__YOUR GOAL__: Your task is to output the listing word for word, with pictures excluded.

──────── PROVIDED DATA ────────

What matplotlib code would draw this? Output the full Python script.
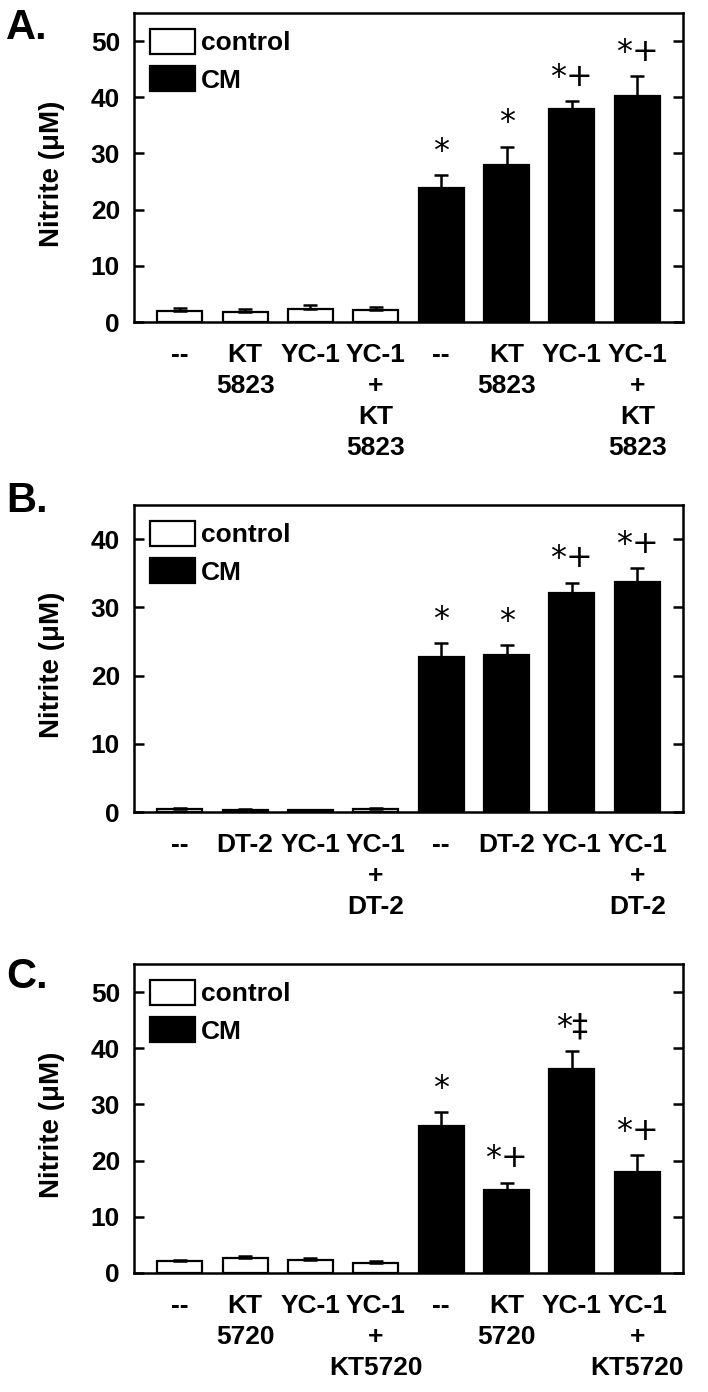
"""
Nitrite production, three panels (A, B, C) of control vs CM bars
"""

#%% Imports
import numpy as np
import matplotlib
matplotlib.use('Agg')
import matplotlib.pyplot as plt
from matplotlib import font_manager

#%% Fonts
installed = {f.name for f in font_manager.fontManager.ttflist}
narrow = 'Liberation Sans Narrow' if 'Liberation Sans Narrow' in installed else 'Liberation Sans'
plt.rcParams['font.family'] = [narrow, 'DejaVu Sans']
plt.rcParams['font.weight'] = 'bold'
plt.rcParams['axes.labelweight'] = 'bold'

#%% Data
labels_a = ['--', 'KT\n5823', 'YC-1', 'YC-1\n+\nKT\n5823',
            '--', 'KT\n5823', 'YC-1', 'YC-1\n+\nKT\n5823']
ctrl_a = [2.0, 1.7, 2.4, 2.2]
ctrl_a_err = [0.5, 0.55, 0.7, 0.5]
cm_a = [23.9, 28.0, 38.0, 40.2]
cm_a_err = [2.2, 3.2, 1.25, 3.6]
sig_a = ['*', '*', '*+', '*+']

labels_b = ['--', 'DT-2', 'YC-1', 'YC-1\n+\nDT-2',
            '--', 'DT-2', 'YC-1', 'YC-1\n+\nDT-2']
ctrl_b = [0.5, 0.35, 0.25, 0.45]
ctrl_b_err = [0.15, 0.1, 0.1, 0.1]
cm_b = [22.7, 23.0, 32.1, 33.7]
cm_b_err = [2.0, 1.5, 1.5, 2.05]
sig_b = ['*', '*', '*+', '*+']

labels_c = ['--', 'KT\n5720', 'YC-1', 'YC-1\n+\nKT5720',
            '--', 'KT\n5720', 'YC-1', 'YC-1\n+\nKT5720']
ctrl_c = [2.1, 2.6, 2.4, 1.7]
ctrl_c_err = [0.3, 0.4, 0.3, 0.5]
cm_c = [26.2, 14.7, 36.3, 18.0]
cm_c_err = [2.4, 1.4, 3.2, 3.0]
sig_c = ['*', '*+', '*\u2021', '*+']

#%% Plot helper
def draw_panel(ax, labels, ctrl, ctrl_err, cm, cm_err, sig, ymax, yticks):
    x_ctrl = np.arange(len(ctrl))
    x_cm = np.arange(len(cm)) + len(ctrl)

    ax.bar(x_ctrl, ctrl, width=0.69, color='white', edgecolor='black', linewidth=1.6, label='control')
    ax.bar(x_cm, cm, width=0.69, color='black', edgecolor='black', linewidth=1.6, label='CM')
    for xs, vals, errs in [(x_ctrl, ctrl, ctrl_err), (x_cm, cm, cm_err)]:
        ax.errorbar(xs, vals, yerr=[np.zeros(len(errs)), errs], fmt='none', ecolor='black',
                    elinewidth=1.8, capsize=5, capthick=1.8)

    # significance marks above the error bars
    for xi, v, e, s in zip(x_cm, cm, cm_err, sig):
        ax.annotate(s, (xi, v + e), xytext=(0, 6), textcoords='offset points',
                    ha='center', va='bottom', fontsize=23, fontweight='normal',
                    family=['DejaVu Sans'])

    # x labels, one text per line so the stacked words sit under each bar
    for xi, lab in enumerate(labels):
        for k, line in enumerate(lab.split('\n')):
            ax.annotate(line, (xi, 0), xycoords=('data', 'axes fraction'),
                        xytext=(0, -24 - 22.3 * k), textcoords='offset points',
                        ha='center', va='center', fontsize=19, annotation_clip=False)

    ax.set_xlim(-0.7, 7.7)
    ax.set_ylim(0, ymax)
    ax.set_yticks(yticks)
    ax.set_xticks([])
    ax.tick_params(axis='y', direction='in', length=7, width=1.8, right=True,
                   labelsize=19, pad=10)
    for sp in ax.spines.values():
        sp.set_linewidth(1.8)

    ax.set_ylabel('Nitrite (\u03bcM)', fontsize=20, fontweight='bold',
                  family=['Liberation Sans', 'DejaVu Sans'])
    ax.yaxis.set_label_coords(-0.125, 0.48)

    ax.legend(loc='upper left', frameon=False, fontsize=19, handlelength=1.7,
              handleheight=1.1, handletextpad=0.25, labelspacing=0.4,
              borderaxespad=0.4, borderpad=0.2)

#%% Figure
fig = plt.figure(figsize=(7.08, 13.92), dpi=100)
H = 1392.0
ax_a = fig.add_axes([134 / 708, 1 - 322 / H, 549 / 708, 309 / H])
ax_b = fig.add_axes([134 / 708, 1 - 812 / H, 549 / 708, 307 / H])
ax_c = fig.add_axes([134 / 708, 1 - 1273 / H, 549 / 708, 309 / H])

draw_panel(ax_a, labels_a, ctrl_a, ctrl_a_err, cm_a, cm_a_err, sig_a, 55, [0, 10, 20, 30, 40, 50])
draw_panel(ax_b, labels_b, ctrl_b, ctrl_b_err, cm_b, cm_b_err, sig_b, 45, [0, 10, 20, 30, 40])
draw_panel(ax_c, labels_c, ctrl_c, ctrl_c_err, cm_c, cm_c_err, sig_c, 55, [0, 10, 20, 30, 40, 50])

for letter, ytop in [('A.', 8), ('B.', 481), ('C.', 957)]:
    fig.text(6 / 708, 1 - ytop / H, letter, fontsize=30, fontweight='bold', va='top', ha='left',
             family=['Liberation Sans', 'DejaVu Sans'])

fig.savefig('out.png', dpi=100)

────────

__EXERCISE OUTPUT__:
What matplotlib code would draw this? Output the full Python script.
"""
Nitrite production, three panels (A, B, C) of control vs CM bars
"""

#%% Imports
import numpy as np
import matplotlib
matplotlib.use('Agg')
import matplotlib.pyplot as plt
from matplotlib import font_manager

#%% Fonts
installed = {f.name for f in font_manager.fontManager.ttflist}
narrow = 'Liberation Sans Narrow' if 'Liberation Sans Narrow' in installed else 'Liberation Sans'
plt.rcParams['font.family'] = [narrow, 'DejaVu Sans']
plt.rcParams['font.weight'] = 'bold'
plt.rcParams['axes.labelweight'] = 'bold'

#%% Data
labels_a = ['--', 'KT\n5823', 'YC-1', 'YC-1\n+\nKT\n5823',
            '--', 'KT\n5823', 'YC-1', 'YC-1\n+\nKT\n5823']
ctrl_a = [2.0, 1.7, 2.4, 2.2]
ctrl_a_err = [0.5, 0.55, 0.7, 0.5]
cm_a = [23.9, 28.0, 38.0, 40.2]
cm_a_err = [2.2, 3.2, 1.25, 3.6]
sig_a = ['*', '*', '*+', '*+']

labels_b = ['--', 'DT-2', 'YC-1', 'YC-1\n+\nDT-2',
            '--', 'DT-2', 'YC-1', 'YC-1\n+\nDT-2']
ctrl_b = [0.5, 0.35, 0.25, 0.45]
ctrl_b_err = [0.15, 0.1, 0.1, 0.1]
cm_b = [22.7, 23.0, 32.1, 33.7]
cm_b_err = [2.0, 1.5, 1.5, 2.05]
sig_b = ['*', '*', '*+', '*+']

labels_c = ['--', 'KT\n5720', 'YC-1', 'YC-1\n+\nKT5720',
            '--', 'KT\n5720', 'YC-1', 'YC-1\n+\nKT5720']
ctrl_c = [2.1, 2.6, 2.4, 1.7]
ctrl_c_err = [0.3, 0.4, 0.3, 0.5]
cm_c = [26.2, 14.7, 36.3, 18.0]
cm_c_err = [2.4, 1.4, 3.2, 3.0]
sig_c = ['*', '*+', '*\u2021', '*+']

#%% Plot helper
def draw_panel(ax, labels, ctrl, ctrl_err, cm, cm_err, sig, ymax, yticks):
    x_ctrl = np.arange(len(ctrl))
    x_cm = np.arange(len(cm)) + len(ctrl)

    ax.bar(x_ctrl, ctrl, width=0.69, color='white', edgecolor='black', linewidth=1.6, label='control')
    ax.bar(x_cm, cm, width=0.69, color='black', edgecolor='black', linewidth=1.6, label='CM')
    for xs, vals, errs in [(x_ctrl, ctrl, ctrl_err), (x_cm, cm, cm_err)]:
        ax.errorbar(xs, vals, yerr=[np.zeros(len(errs)), errs], fmt='none', ecolor='black',
                    elinewidth=1.8, capsize=5, capthick=1.8)

    # significance marks above the error bars
    for xi, v, e, s in zip(x_cm, cm, cm_err, sig):
        ax.annotate(s, (xi, v + e), xytext=(0, 6), textcoords='offset points',
                    ha='center', va='bottom', fontsize=23, fontweight='normal',
                    family=['DejaVu Sans'])

    # x labels, one text per line so the stacked words sit under each bar
    for xi, lab in enumerate(labels):
        for k, line in enumerate(lab.split('\n')):
            ax.annotate(line, (xi, 0), xycoords=('data', 'axes fraction'),
                        xytext=(0, -24 - 22.3 * k), textcoords='offset points',
                        ha='center', va='center', fontsize=19, annotation_clip=False)

    ax.set_xlim(-0.7, 7.7)
    ax.set_ylim(0, ymax)
    ax.set_yticks(yticks)
    ax.set_xticks([])
    ax.tick_params(axis='y', direction='in', length=7, width=1.8, right=True,
                   labelsize=19, pad=10)
    for sp in ax.spines.values():
        sp.set_linewidth(1.8)

    ax.set_ylabel('Nitrite (\u03bcM)', fontsize=20, fontweight='bold',
                  family=['Liberation Sans', 'DejaVu Sans'])
    ax.yaxis.set_label_coords(-0.125, 0.48)

    ax.legend(loc='upper left', frameon=False, fontsize=19, handlelength=1.7,
              handleheight=1.1, handletextpad=0.25, labelspacing=0.4,
              borderaxespad=0.4, borderpad=0.2)

#%% Figure
fig = plt.figure(figsize=(7.08, 13.92), dpi=100)
H = 1392.0
ax_a = fig.add_axes([134 / 708, 1 - 322 / H, 549 / 708, 309 / H])
ax_b = fig.add_axes([134 / 708, 1 - 812 / H, 549 / 708, 307 / H])
ax_c = fig.add_axes([134 / 708, 1 - 1273 / H, 549 / 708, 309 / H])

draw_panel(ax_a, labels_a, ctrl_a, ctrl_a_err, cm_a, cm_a_err, sig_a, 55, [0, 10, 20, 30, 40, 50])
draw_panel(ax_b, labels_b, ctrl_b, ctrl_b_err, cm_b, cm_b_err, sig_b, 45, [0, 10, 20, 30, 40])
draw_panel(ax_c, labels_c, ctrl_c, ctrl_c_err, cm_c, cm_c_err, sig_c, 55, [0, 10, 20, 30, 40, 50])

for letter, ytop in [('A.', 8), ('B.', 481), ('C.', 957)]:
    fig.text(6 / 708, 1 - ytop / H, letter, fontsize=30, fontweight='bold', va='top', ha='left',
             family=['Liberation Sans', 'DejaVu Sans'])

fig.savefig('out.png', dpi=100)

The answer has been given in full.